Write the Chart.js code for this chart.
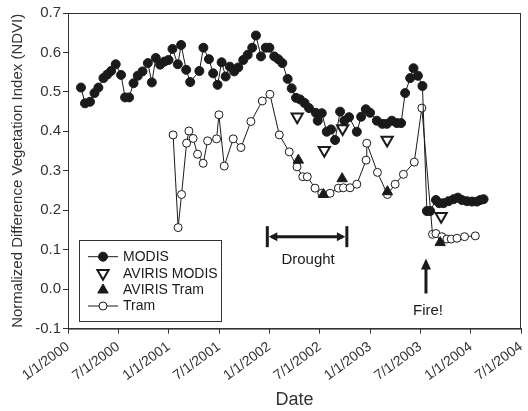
□ □ □ □ □ □ □
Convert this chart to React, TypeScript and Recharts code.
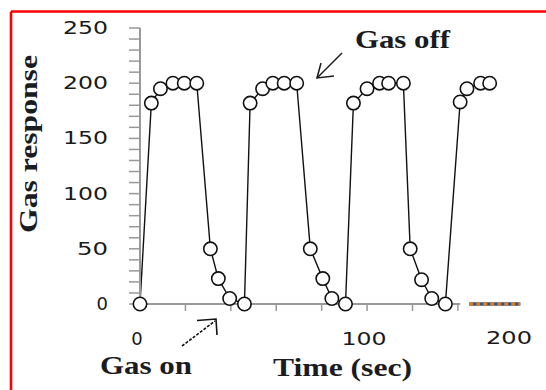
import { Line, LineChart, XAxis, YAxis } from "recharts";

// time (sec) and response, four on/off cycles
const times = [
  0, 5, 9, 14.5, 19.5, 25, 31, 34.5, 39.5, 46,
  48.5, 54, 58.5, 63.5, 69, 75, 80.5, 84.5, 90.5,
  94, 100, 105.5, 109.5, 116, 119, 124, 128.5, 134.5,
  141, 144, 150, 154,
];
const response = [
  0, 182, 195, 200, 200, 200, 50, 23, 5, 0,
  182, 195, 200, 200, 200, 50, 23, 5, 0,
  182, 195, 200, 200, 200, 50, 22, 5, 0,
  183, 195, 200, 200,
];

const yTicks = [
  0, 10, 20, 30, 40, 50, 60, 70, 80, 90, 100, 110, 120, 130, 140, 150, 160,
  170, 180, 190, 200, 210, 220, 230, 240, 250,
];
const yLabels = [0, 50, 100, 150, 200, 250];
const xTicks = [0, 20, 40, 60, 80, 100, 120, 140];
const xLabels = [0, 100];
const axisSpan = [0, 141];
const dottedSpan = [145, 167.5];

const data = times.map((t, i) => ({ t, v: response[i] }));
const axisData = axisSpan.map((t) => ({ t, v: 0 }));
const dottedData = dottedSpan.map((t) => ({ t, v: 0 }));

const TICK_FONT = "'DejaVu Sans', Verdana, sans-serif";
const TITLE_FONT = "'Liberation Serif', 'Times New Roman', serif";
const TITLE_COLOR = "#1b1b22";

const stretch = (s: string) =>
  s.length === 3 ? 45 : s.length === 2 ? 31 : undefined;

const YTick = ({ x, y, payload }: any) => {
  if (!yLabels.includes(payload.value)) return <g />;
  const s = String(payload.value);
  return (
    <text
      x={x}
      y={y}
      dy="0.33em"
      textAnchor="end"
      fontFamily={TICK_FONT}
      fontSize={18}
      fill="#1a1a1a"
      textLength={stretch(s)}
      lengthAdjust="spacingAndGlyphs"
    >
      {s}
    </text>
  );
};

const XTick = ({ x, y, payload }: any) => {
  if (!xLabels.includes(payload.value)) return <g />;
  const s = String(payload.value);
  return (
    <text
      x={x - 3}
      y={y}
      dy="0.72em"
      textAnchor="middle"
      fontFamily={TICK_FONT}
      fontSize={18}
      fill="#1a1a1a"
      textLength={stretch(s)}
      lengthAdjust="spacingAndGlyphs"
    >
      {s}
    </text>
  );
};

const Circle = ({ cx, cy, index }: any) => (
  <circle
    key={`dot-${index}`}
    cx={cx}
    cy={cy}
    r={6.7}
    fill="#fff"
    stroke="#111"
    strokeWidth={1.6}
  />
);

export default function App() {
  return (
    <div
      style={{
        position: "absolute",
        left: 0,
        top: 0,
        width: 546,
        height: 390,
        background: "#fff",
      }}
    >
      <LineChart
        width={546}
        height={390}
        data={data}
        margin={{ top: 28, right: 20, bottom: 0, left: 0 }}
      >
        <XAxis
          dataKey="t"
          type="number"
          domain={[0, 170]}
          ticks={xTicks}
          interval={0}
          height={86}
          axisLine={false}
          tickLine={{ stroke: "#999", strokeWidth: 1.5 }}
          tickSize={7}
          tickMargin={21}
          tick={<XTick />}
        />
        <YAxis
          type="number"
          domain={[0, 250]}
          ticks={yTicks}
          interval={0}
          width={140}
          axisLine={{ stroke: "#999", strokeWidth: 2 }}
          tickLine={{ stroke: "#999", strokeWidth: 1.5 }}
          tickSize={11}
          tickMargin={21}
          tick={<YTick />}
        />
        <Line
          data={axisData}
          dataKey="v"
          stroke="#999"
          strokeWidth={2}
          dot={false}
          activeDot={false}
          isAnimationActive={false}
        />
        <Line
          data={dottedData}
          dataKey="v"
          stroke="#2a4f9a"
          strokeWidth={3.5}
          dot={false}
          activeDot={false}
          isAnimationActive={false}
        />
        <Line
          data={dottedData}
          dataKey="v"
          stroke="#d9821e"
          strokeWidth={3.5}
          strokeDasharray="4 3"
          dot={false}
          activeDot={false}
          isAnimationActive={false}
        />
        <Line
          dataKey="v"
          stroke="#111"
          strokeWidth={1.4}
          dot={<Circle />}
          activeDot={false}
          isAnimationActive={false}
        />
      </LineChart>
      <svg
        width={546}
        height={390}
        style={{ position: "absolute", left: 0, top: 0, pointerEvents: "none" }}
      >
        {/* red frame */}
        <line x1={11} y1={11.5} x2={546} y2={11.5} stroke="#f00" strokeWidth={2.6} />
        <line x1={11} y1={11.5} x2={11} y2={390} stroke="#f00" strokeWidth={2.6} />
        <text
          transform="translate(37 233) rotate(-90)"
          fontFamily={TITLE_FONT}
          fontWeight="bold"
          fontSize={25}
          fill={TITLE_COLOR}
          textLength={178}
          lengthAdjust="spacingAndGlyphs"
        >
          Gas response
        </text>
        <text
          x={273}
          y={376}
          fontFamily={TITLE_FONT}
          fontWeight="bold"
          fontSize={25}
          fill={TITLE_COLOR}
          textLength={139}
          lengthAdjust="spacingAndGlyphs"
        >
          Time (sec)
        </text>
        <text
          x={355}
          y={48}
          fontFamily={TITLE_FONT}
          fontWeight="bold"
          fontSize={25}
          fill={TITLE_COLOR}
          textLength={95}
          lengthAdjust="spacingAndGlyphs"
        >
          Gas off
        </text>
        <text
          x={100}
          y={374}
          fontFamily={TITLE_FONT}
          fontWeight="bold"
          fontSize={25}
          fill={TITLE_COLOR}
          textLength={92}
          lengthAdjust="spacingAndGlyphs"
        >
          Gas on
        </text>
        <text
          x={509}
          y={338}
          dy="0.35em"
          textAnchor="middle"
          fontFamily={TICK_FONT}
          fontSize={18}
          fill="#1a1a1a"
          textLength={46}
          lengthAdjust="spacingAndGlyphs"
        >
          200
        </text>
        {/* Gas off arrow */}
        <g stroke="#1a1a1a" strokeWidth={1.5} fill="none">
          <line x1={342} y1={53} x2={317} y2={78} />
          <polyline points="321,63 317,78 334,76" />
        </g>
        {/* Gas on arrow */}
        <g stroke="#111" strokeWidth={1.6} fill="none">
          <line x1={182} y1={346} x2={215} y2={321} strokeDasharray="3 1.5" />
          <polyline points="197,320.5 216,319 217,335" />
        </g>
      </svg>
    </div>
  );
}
□ □ □ □ □ □ □
What is required -
Both the line containing "Convert this chart" and the line containing "LineChart, XAxis, YAxis" belong in the copy, along with every line between them. Reproduce that stretch exactly, without the pictures.

Response to the task -
Convert this chart to React, TypeScript and Recharts code.
import { Line, LineChart, XAxis, YAxis } from "recharts";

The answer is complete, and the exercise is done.